*What is expected*: Exactly how many lines have the word "this"? Answer with the bare number.

>>

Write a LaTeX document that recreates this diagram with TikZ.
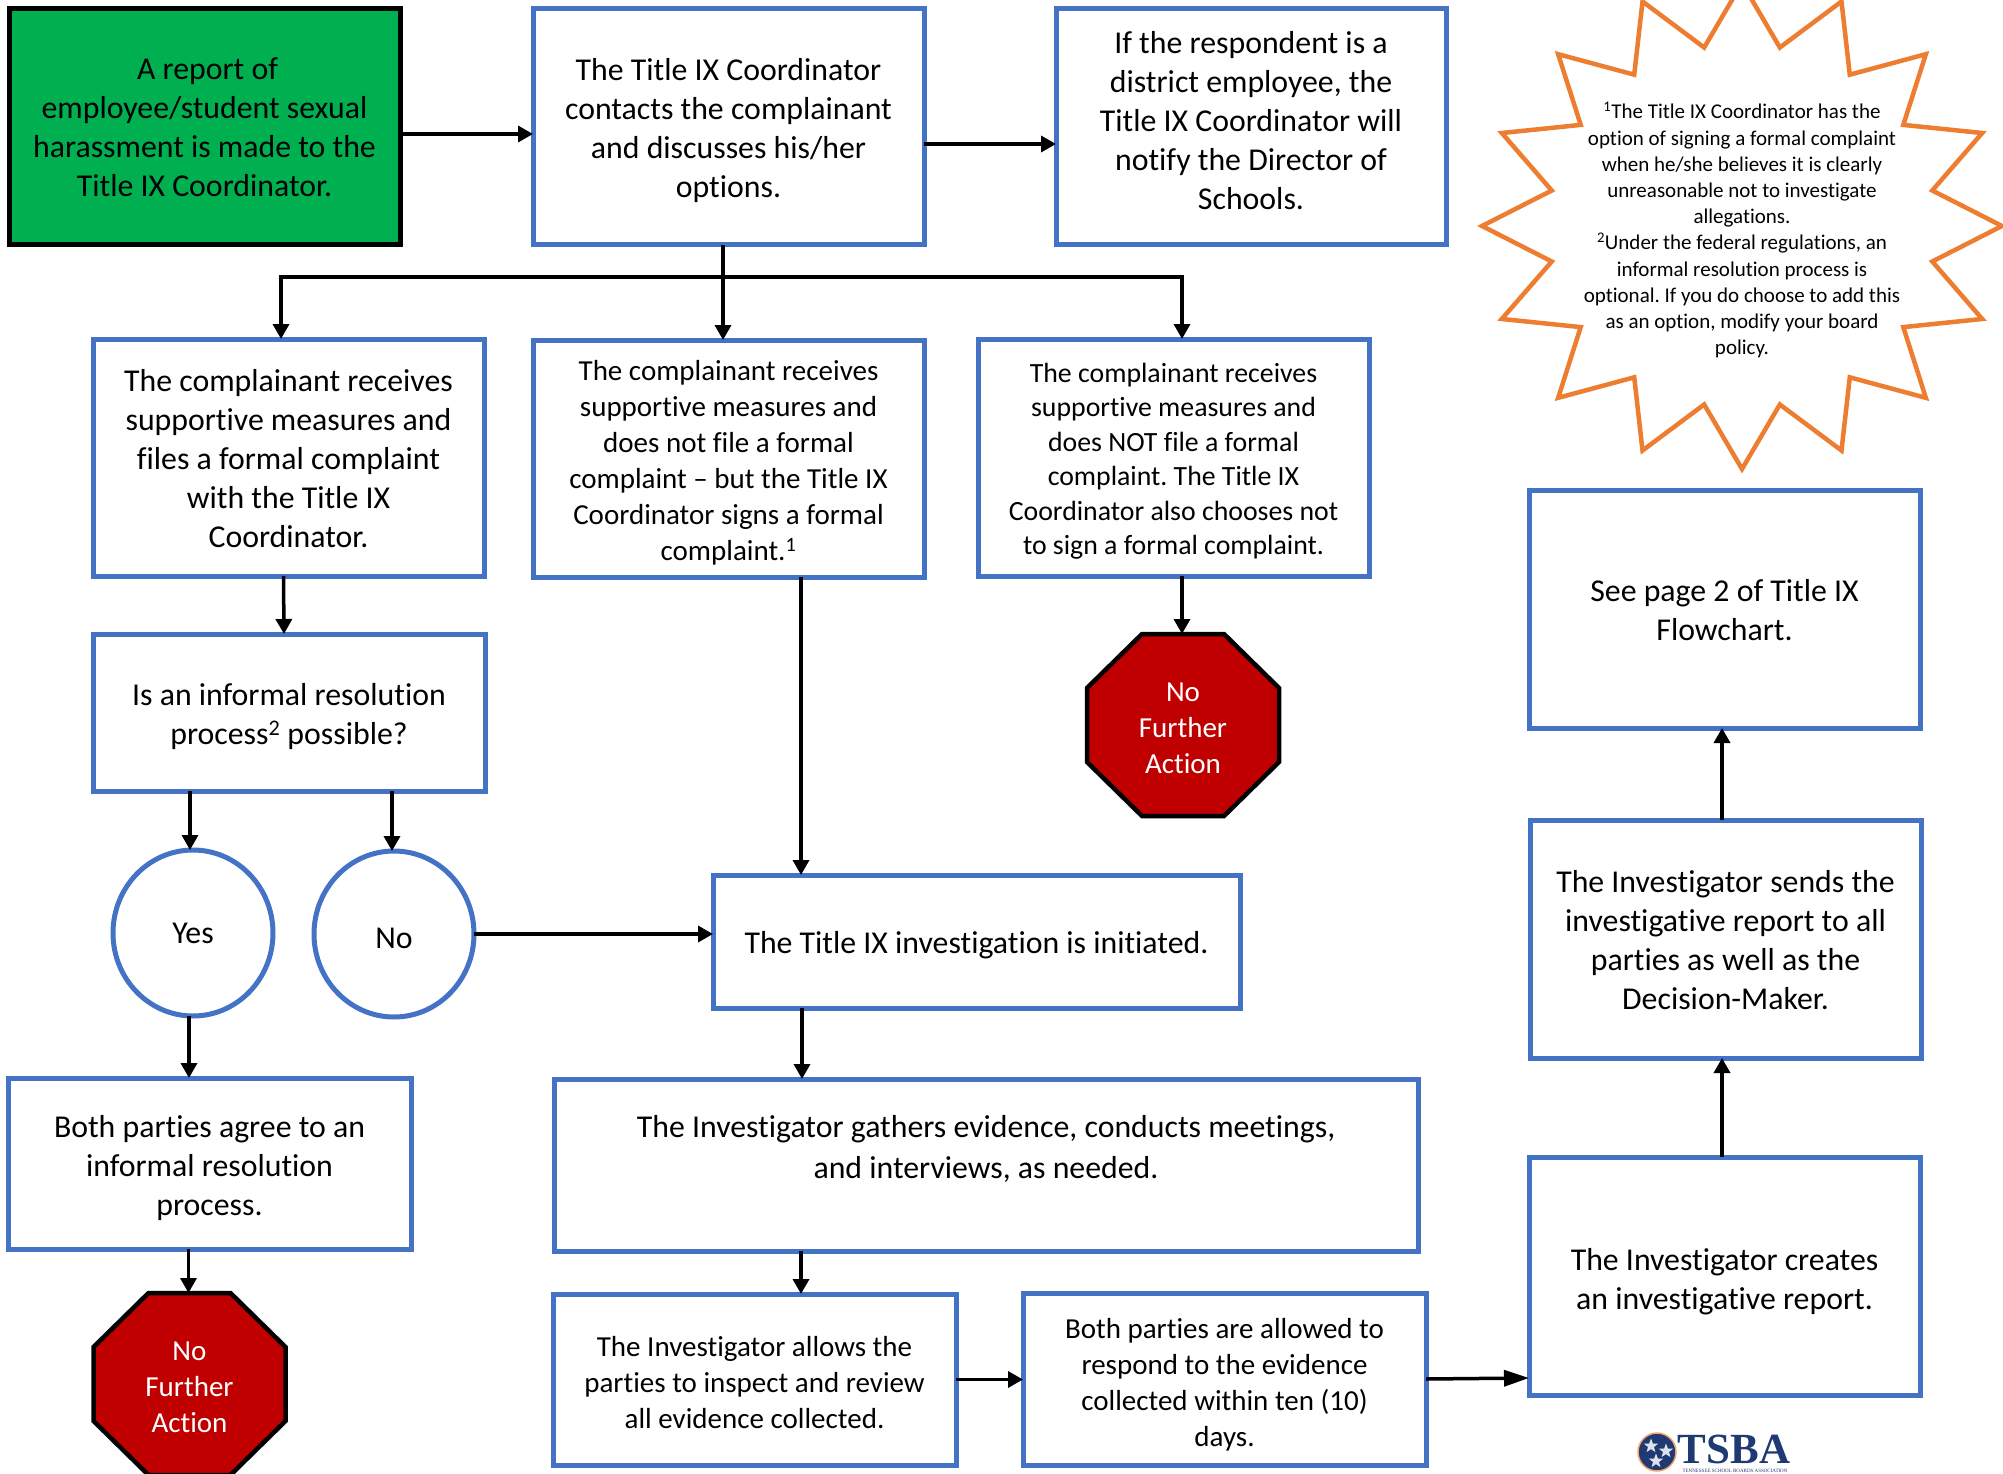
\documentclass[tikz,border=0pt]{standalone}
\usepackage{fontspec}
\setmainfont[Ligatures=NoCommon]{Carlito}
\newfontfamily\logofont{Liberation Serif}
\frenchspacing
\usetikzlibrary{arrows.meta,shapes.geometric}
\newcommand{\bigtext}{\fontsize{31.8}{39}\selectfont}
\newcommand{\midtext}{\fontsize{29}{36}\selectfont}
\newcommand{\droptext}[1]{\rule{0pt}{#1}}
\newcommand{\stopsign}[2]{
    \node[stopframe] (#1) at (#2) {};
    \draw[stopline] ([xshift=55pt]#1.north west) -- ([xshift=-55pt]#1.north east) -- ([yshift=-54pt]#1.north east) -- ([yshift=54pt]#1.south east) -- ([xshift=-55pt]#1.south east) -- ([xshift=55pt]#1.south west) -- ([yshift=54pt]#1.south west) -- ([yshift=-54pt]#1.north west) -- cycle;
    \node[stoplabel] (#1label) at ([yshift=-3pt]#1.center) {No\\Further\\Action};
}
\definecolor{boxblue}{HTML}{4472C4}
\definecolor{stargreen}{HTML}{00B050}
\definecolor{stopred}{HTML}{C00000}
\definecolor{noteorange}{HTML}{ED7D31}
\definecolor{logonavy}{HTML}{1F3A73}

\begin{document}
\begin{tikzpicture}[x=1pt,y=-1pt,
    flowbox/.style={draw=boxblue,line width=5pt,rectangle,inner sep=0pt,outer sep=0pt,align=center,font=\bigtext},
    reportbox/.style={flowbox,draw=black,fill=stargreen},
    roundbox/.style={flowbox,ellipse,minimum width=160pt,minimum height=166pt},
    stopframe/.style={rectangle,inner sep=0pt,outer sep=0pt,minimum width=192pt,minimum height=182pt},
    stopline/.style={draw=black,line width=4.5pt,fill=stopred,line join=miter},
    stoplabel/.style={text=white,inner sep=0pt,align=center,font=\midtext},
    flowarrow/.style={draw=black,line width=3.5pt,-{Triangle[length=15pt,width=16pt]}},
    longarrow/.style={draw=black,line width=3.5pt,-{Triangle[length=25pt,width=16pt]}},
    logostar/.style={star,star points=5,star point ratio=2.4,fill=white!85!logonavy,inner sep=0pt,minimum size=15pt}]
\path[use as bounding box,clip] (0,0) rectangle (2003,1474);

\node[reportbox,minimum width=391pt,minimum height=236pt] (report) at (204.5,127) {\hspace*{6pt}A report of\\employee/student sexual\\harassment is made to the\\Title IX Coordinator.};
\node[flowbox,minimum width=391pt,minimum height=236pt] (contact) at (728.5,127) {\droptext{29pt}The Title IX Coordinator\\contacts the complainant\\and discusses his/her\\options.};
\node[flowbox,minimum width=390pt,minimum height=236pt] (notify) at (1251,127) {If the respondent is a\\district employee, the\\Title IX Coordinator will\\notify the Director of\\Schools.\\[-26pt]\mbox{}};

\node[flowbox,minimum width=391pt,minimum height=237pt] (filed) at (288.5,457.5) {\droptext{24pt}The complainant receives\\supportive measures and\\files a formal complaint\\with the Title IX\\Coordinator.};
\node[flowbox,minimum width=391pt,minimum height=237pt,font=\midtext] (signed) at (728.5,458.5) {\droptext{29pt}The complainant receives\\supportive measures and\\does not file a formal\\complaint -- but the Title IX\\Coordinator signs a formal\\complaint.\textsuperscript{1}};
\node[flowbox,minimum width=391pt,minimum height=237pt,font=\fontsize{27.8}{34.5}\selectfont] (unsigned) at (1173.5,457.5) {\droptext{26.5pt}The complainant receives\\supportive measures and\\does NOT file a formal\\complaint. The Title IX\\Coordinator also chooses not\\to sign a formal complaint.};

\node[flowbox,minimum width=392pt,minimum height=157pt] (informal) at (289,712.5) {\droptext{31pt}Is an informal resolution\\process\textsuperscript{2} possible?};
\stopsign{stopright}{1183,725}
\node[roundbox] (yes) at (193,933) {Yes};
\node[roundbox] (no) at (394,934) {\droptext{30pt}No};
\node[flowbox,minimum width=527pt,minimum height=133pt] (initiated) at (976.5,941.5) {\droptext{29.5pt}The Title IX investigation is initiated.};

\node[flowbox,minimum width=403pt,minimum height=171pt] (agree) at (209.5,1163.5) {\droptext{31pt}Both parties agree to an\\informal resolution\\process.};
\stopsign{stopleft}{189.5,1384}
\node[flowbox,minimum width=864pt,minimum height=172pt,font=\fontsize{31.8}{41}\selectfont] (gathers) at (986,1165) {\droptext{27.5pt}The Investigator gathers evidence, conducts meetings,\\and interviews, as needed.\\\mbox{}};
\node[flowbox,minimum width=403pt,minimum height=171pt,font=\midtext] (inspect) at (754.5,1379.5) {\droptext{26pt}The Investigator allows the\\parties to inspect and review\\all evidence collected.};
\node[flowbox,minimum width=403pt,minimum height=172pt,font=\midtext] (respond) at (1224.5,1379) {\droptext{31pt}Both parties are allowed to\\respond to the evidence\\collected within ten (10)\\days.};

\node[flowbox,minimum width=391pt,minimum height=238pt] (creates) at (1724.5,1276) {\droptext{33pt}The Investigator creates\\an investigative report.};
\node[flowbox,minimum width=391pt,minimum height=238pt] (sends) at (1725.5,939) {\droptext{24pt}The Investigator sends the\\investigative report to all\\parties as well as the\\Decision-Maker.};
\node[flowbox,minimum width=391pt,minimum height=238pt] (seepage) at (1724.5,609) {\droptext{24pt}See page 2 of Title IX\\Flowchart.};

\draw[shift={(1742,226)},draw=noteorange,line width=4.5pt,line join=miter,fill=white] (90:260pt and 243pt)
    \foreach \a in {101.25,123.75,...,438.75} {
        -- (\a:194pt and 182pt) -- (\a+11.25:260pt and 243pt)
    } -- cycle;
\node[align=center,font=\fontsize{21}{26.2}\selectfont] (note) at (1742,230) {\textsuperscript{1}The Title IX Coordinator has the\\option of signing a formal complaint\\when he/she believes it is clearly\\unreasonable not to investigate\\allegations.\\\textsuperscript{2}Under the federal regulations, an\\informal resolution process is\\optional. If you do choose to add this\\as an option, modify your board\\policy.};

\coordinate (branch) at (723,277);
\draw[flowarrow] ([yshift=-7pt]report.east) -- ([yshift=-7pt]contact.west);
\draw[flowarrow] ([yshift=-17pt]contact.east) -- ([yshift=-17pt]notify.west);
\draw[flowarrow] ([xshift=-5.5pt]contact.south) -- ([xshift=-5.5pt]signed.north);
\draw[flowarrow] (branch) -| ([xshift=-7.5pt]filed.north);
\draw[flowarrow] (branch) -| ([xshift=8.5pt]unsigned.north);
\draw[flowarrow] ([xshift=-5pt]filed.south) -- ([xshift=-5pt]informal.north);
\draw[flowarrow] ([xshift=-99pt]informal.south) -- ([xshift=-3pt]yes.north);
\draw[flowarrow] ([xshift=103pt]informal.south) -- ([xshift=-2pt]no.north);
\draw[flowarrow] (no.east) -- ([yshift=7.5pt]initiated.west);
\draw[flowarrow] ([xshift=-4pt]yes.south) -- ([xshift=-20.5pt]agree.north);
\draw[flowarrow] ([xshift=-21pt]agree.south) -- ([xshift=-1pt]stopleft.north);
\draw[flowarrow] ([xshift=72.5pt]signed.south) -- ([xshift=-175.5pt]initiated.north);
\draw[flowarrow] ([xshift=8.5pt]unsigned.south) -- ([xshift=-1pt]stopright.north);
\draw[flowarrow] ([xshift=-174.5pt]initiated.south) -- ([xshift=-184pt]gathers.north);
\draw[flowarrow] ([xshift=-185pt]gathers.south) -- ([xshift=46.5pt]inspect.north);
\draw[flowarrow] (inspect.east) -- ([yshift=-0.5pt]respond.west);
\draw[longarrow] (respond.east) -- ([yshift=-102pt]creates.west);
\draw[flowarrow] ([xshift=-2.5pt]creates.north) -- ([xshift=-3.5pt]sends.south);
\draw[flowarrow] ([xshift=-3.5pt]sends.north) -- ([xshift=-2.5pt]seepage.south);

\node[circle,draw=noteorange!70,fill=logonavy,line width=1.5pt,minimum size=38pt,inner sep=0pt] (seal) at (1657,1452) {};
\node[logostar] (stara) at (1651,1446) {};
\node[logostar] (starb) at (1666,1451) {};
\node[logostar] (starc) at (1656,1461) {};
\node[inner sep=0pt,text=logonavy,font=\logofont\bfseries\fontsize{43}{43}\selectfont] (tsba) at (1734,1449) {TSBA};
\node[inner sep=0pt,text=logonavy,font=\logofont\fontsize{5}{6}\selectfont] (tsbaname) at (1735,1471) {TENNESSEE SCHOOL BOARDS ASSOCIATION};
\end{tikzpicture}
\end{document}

<<

*Worked answer*: 2